Vor diesem Hintergrund konnte der BFH die (höchstrichterlich noch nicht geklärte) Rechtsfrage, ob § 22 Abs. 6 UmwStG dahin auszulegen ist, dass im Falle einer unentgeltlichen Rechtsnachfolge ein durch den Rechtsnachfolger ausgelöster Einbringungsgewinn I fiktiv als Gewinn des Rechtsnachfolgers statt als Gewinn des ursprünglich Einbringenden gilt, offen lassen.

Das FG war auch zu Recht davon ausgegangen, dass der Einbringungsgewinn I nicht (auch nicht teilweise) zum Gewerbeertrag der Untergesellschaften gehört. Der BFH folgte der vom FG vertretenen Auffassung, dass es sich um einen einheitlichen Veräußerungsvorgang (und nicht um mehrere Veräußerungen) handelt und keine "Durchstockung" des Veräußerungsgewinns erfolgt. Vor diesem Hintergrund hatten FA und FG den Einbringungsgewinn I zu Recht in voller Höhe dem Gewerbeertrag hinzugerechnet.

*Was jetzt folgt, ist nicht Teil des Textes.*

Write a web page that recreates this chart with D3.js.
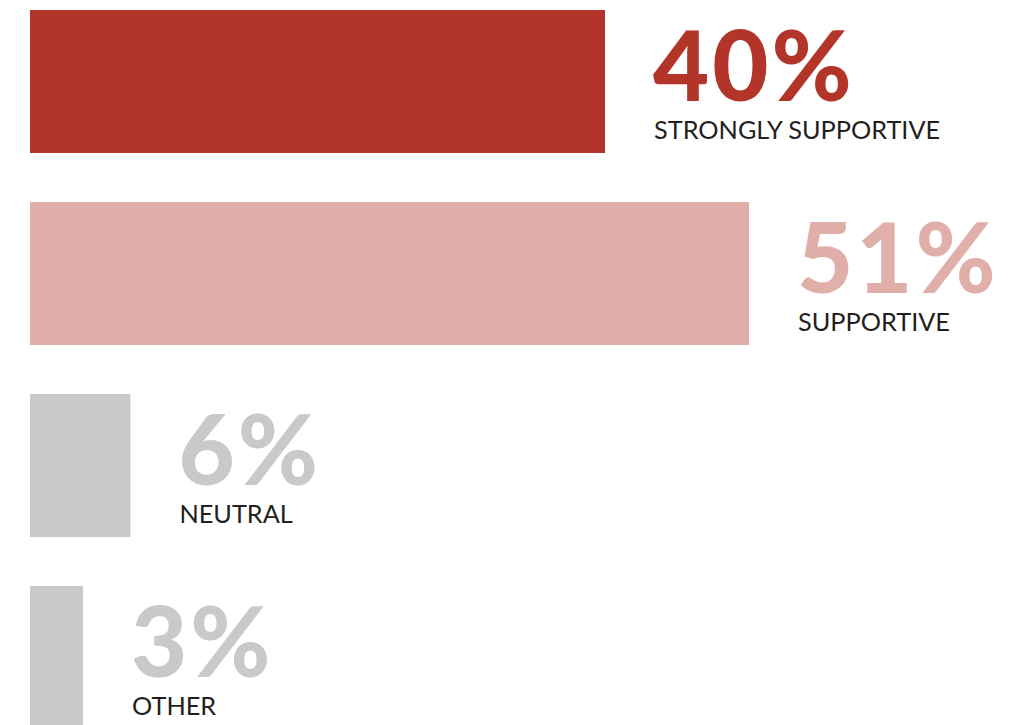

2. Kürzung nach § 9 Nr. 2 GewStG

Der Gewerbeertrag war auch nicht nach § 9 Nr. 2 GewStG zu kürzen. Denn der im Gewerbeertrag der Obergesellschaft zu erfassende Anteilsveräußerungsgewinn im Sinne des § 7 Satz 2 Nr. 2 GewStG unterliegt nicht (auch nicht teilweise) der Kürzung nach § 9 Nr. 2 GewStG. Dies folgt schon daraus, dass der Veräußerungsgewinn originär auf der Ebene der Obergesellschaft entstanden ist und im Gewerbeertrag der Untergesellschaften) nicht erfasst wird. § 9 Nr. 2 GewStG kann insoweit nur auf der Ebene der Mitunternehmer der Obergesellschaft Anwendung finden.

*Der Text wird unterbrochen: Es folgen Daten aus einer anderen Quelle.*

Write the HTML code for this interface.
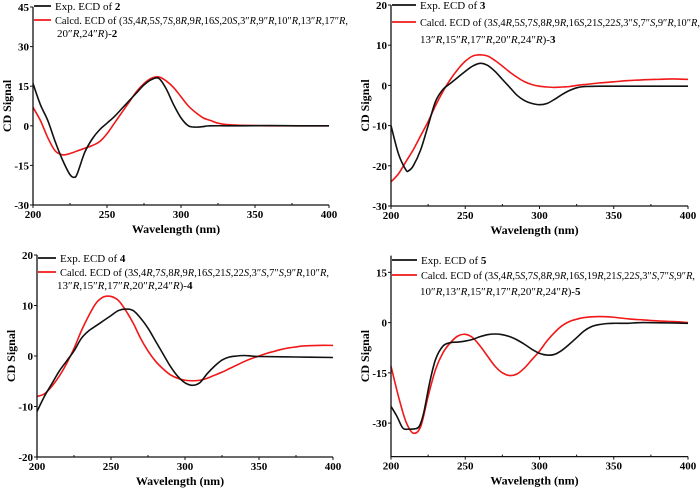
<!DOCTYPE html>
<html><head><meta charset="utf-8"><style>
html,body{margin:0;padding:0;background:#fff;}
svg{display:block;font-family:"Liberation Serif",serif;}
</style></head><body>
<svg id="c" width="700" height="493" viewBox="0 0 700 493" xmlns="http://www.w3.org/2000/svg"></svg>
<script>
// Panel 1 (compound 2)
const wl2e=[200,205,210,215,220,225,228,230,235,240,245,250,255,260,265,270,275,280,285,290,295,300,305,310,315,320,340,360,380,400];
const exp2=[16,8,2,-6,-13,-18.5,-19.5,-18,-10,-5,-1.5,1,3.5,6.5,9.5,12.5,15.5,17.5,18,14,8,3,0,-0.5,-0.3,0,0,0.1,0,0];
const wl2c=[200,205,210,215,220,225,230,235,240,245,250,255,260,265,270,275,280,285,290,295,300,305,310,315,320,325,330,340,360,380,400];
const calc2=[7,2,-4.5,-9.5,-11,-10.5,-9.5,-8.5,-7.5,-6,-3,1,5,9,13,16,18,18.5,17,14.5,11,7.5,5,3,2,1,0.5,0.2,0,0,0];
// Panel 2 (compound 3)
const wl3e=[200,205,210,212,215,220,225,230,235,240,245,250,255,260,265,270,275,280,285,290,295,300,305,310,315,320,325,330,340,360,380,400];
const exp3=[-10,-17,-21,-21.2,-20,-16,-10,-4,-1,0.5,2,3.5,4.8,5.5,5,3.5,1.5,-0.5,-2.5,-3.8,-4.5,-4.8,-4.5,-3.5,-2.3,-1.3,-0.6,-0.3,-0.2,-0.2,-0.2,-0.2];
const wl3c=[200,205,210,215,220,225,230,235,240,245,250,255,260,265,270,275,280,285,290,295,300,305,310,315,320,325,330,340,350,360,370,380,390,400];
const calc3=[-24,-22,-19,-16,-12.5,-9,-5,-1.5,1.5,4,6,7.3,7.6,7.3,6.2,4.8,3.3,2,0.9,0.2,-0.2,-0.4,-0.5,-0.4,-0.3,0,0.2,0.6,0.9,1.2,1.4,1.5,1.6,1.5];
// Panel 3 (compound 4)
const wl4e=[200,205,210,215,220,225,230,235,240,245,250,255,260,265,270,275,280,285,290,295,300,305,310,315,320,325,330,335,340,345,350,375,400];
const exp4=[-11,-8,-5.5,-3,-1,1,3.5,5,6,7,8,9,9.3,9,7.5,5.5,3,0.5,-2,-4,-5.3,-5.8,-5.3,-3.5,-2,-0.8,-0.2,0,0.1,0,-0.1,-0.2,-0.3];
const wl4c=[200,205,210,215,220,225,230,235,240,245,250,255,260,265,270,275,280,285,290,295,300,305,310,315,320,325,330,335,340,345,350,355,360,365,370,375,380,390,400];
const calc4=[-8,-7.5,-6,-4,-1.5,1.5,5,8,10.5,11.7,11.8,11,9,6.5,3.5,1,-1,-2.5,-3.7,-4.4,-4.8,-4.9,-4.8,-4.4,-3.8,-3.2,-2.5,-1.8,-1.1,-0.5,0,0.5,0.9,1.3,1.6,1.8,2,2.1,2.1];
// Panel 4 (compound 5)
const wl5e=[200,204,208,212,216,219,222,226,230,235,240,245,250,255,260,265,270,275,280,285,290,295,300,305,310,315,320,325,330,335,340,345,350,360,370,400];
const exp5=[-25,-28,-31.5,-31.8,-31.7,-31,-27,-18,-11,-7,-6,-5.8,-5.5,-5,-4.2,-3.6,-3.4,-3.6,-4.2,-5.2,-6.5,-8,-9.2,-9.7,-9.5,-8.3,-6.5,-4.5,-2.5,-1.2,-0.6,-0.3,-0.2,-0.2,0,-0.2];
const wl5c=[200,205,210,215,220,225,230,235,240,245,250,255,260,265,270,275,280,285,290,295,300,305,310,315,320,325,330,340,350,360,370,380,390,400];
const calc5=[-13,-22,-29.5,-33,-31,-22,-14,-9,-6,-4,-3.5,-4.5,-7,-10,-13,-15,-15.8,-15.3,-13.5,-11,-8.5,-5.5,-3,-1,0.3,1,1.5,1.8,1.6,1.1,0.8,0.5,0.3,0];
const xTicks=[200,250,300,350,400];
const yTicks1=[-30,-15,0,15,30,45];
const yTicks2=[-30,-20,-10,0,10,20];
const yTicks3=[-20,-10,0,10,20];
const yTicks4=[-30,-15,0,15];

const NS="http://www.w3.org/2000/svg";
const svg=document.getElementById('c');
function mk(tag,attrs,parent){const e=document.createElementNS(NS,tag);for(const k in attrs)e.setAttribute(k,attrs[k]);(parent||svg).appendChild(e);return e;}

const panels=[
 {id:'panel-2',x0:33,x1:329,y0:205,y1:7,ymin:-30,ymax:45,yt:yTicks1,ex:[wl2e,exp2],ca:[wl2c,calc2],num:'2',
  ly:[6,20,33],tx:55,tl:293,
  l1:'(3<i>S</i>,4<i>R</i>,5<i>S</i>,7<i>S</i>,8<i>R</i>,9<i>R</i>,16<i>S</i>,20<i>S</i>,3″<i>R</i>,9″<i>R</i>,10″<i>R</i>,13″<i>R</i>,17″<i>R</i>,',l2:'20″<i>R</i>,24″<i>R</i>)-<b>2</b>',l2x:57},
 {id:'panel-3',x0:391,x1:688,y0:206,y1:5,ymin:-30,ymax:20,yt:yTicks2,ex:[wl3e,exp3],ca:[wl3c,calc3],num:'3',
  ly:[5,22,39],tx:420,tl:280,
  l1:'(3<i>S</i>,4<i>R</i>,5<i>S</i>,7<i>S</i>,8<i>R</i>,9<i>R</i>,16<i>S</i>,21<i>S</i>,22<i>S</i>,3″<i>S</i>,7″<i>S</i>,9″<i>R</i>,10″<i>R</i>,',l2:'13″<i>R</i>,15″<i>R</i>,17″<i>R</i>,20″<i>R</i>,24″<i>R</i>)-<b>3</b>',l2x:420},
 {id:'panel-4',x0:37,x1:333,y0:457,y1:255,ymin:-20,ymax:20,yt:yTicks3,ex:[wl4e,exp4],ca:[wl4c,calc4],num:'4',
  ly:[258,272,285],tx:60,tl:269,
  l1:'(3<i>S</i>,4<i>R</i>,7<i>S</i>,8<i>R</i>,9<i>R</i>,16<i>S</i>,21<i>S</i>,22<i>S</i>,3″<i>S</i>,7″<i>S</i>,9″<i>R</i>,10″<i>R</i>,',l2:'13″<i>R</i>,15″<i>R</i>,17″<i>R</i>,20″<i>R</i>,24″<i>R</i>)-<b>4</b>',l2x:57},
 {id:'panel-5',x0:391,x1:688,y0:456.6,y1:255.6,ymin:-40,ymax:20,yt:yTicks4,ex:[wl5e,exp5],ca:[wl5c,calc5],num:'5',
  ly:[260,275,291],tx:421,tl:274,
  l1:'(3<i>S</i>,4<i>R</i>,5<i>S</i>,7<i>S</i>,8<i>R</i>,9<i>R</i>,16<i>S</i>,19<i>R</i>,21<i>S</i>,22<i>S</i>,3″<i>S</i>,7″<i>S</i>,9″<i>R</i>,',l2:'10″<i>R</i>,13″<i>R</i>,15″<i>R</i>,17″<i>R</i>,20″<i>R</i>,24″<i>R</i>)-<b>5</b>',l2x:420}
];

function smoothPath(pts){
 let d='M'+pts[0][0].toFixed(2)+','+pts[0][1].toFixed(2);
 for(let i=0;i<pts.length-1;i++){
  const p0=pts[Math.max(0,i-1)],p1=pts[i],p2=pts[i+1],p3=pts[Math.min(pts.length-1,i+2)];
  const c1=[p1[0]+(p2[0]-p0[0])/6,p1[1]+(p2[1]-p0[1])/6];
  const c2=[p2[0]-(p3[0]-p1[0])/6,p2[1]-(p3[1]-p1[1])/6];
  d+=' C'+c1.map(v=>v.toFixed(2)).join(',')+' '+c2.map(v=>v.toFixed(2)).join(',')+' '+p2[0].toFixed(2)+','+p2[1].toFixed(2);
 }
 return d;
}
function richText(parent,x,y,html,size,len){
 const t=mk('text',{x:x,y:y,'font-size':size},parent);
 if(len){t.setAttribute('textLength',len);t.setAttribute('lengthAdjust','spacingAndGlyphs');}
 const re=/<(i|b)>(.*?)<\/\1>|([^<]+)/g;let m;
 while((m=re.exec(html))){
  const s=mk('tspan',{},t);
  if(m[1]==='i'){s.setAttribute('font-style','italic');s.textContent=m[2];}
  else if(m[1]==='b'){s.setAttribute('font-weight','bold');s.textContent=m[2];}
  else s.textContent=m[3];
 }
 return t;
}

panels.forEach(P=>{
 const g=mk('g',{});
 
 
 const sx=v=>P.x0+(v-200)/200*(P.x1-P.x0);
 const sy=v=>P.y0-(v-P.ymin)/(P.ymax-P.ymin)*(P.y0-P.y1);
 [[P.ca,'#f01818','calc-curve'],[P.ex,'#111','exp-curve']].forEach(([s,col,nm])=>{
  const pts=s[0].map((w,i)=>[sx(w),sy(s[1][i])]);
  const p=mk('path',{d:smoothPath(pts),fill:'none',stroke:col,'stroke-width':1.6,'stroke-linejoin':'round'},g);
  
  
 });
 const ax=mk('path',{d:`M${P.x0},${P.y1} V${P.y0} H${P.x1}`,fill:'none',stroke:'#111','stroke-width':1.3},g);
 
 
 xTicks.forEach(v=>{
  mk('line',{x1:sx(v),x2:sx(v),y1:P.y0,y2:P.y0+3,stroke:'#111','stroke-width':1},g);
  const t=mk('text',{x:sx(v),y:P.y0+13,'font-size':11,'font-weight':'bold','text-anchor':'middle'},g);
  t.textContent=v;
  
  
 });
 [225,275,325,375].forEach(v=>mk('line',{x1:sx(v),x2:sx(v),y1:P.y0,y2:P.y0-2,stroke:'#111','stroke-width':1},g));
 P.yt.forEach(v=>{
  mk('line',{x1:P.x0-3,x2:P.x0,y1:sy(v),y2:sy(v),stroke:'#111','stroke-width':1},g);
  const t=mk('text',{x:P.x0-4,y:sy(v)+4,'font-size':11,'font-weight':'bold','text-anchor':'end'},g);
  t.textContent=v;
  
  
 });
 const xt=mk('text',{x:(P.x0+P.x1)/2-5,y:P.y0+28,'font-size':12,'font-weight':'bold','text-anchor':'middle'},g);
 xt.textContent='Wavelength (nm)';
 
 
 const yc=(P.y0+P.y1)/2;
 const yt=mk('text',{x:0,y:0,'font-size':12,'font-weight':'bold','text-anchor':'middle',transform:`translate(${P.x0-22},${yc}) rotate(-90)`},g);
 yt.textContent='CD Signal';
 
 
 const lg=mk('g',{},g);
 
 
 mk('line',{x1:P.x0+1,x2:P.tx-4,y1:P.ly[0],y2:P.ly[0],stroke:'#111','stroke-width':1.8},lg);
 richText(lg,P.tx,P.ly[0]+4,'Exp. ECD of <b>'+P.num+'</b>',11);
 mk('line',{x1:P.x0+1,x2:P.tx-4,y1:P.ly[1],y2:P.ly[1],stroke:'#f01818','stroke-width':1.8},lg);
 richText(lg,P.tx,P.ly[1]+4,'Calcd. ECD of '+P.l1,11,P.tl);
 richText(lg,P.l2x,P.ly[2]+4,P.l2,11);
});
</script>
</body></html>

3. Steuerbefreiung nach § 3 Nr. 20 GewStG

Letztlich war der Gewerbeertrag der Obergesellschaft auch nicht nach § 3 Nr. 20 Buchst. b GewStG (teilweise) von der Gewerbesteuer befreit ist. Denn von der Gewerbesteuer wird nicht der Träger des in § 3 Nr. 20 Buchst. b GewStG genannten Krankenhauses mit seinem gesamten Gewerbeertrag befreit; begünstigt werden vielmehr die aus dem Betrieb des Krankenhauses resultierenden Erträge. Soweit der Träger des Krankenhauses außerhalb dieses Betriebs Erträge erzielt, unterliegen diese der Gewerbesteuer.

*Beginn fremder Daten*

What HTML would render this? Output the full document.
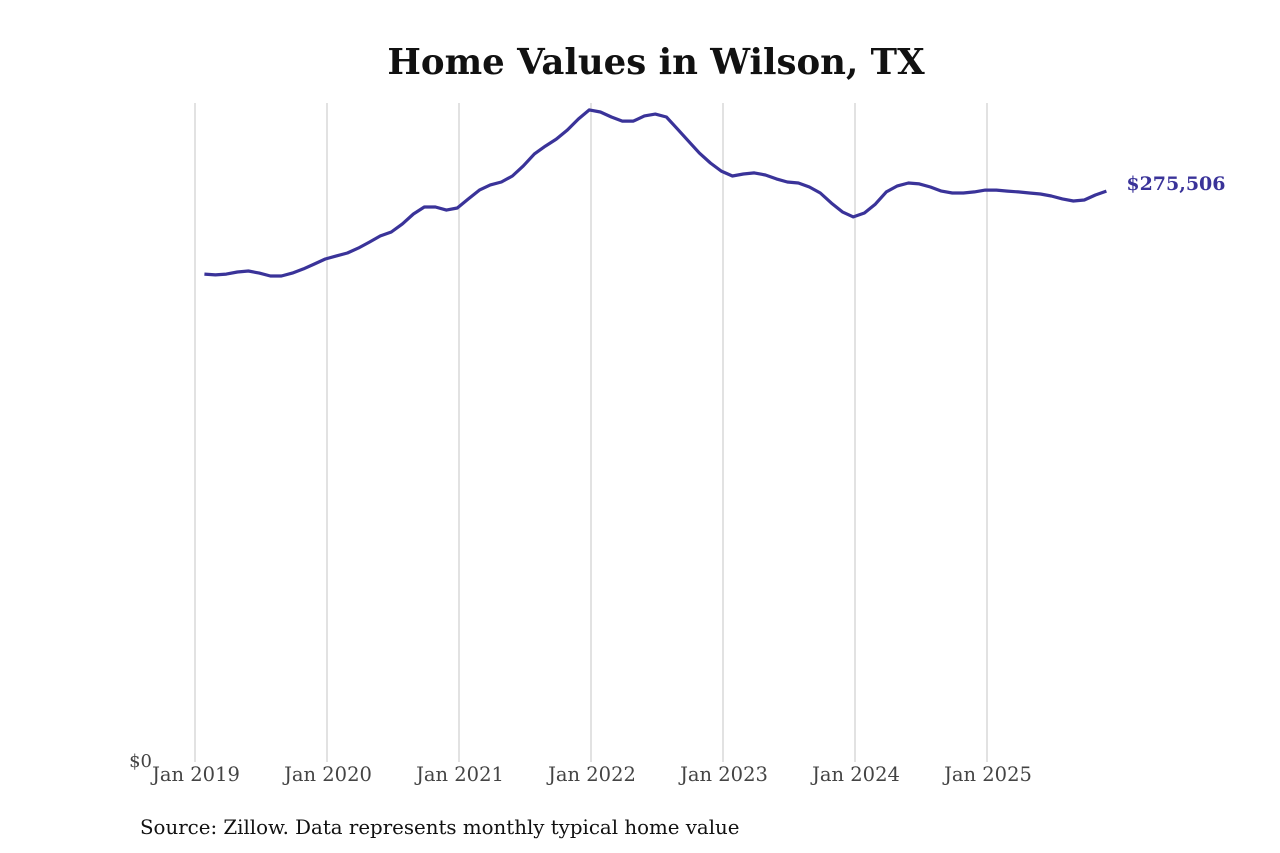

Im Streitfall hatte die Obergesellschaft selbst keine Krankenhäuser im Sinne des § 3 Nr. 20 Buchst. b GewStG betrieben. Die Steuerbefreiung lässt sich auch nicht daraus herleiten, dass die Tochtergesellschaften von § 3 Nr. 20 Bucht b GewStG begünstigt waren, da es an einer mit der Betriebsaufspaltung vergleichbaren (engen) personellen und sachlichen Verflechtung sowie an einem einheitlichen geschäftlichen Betätigungswillen mangelt.

Hinweis: Insoweit entsprechend gleichlautend BFH v. 8.5.2025 - IV R 9/23.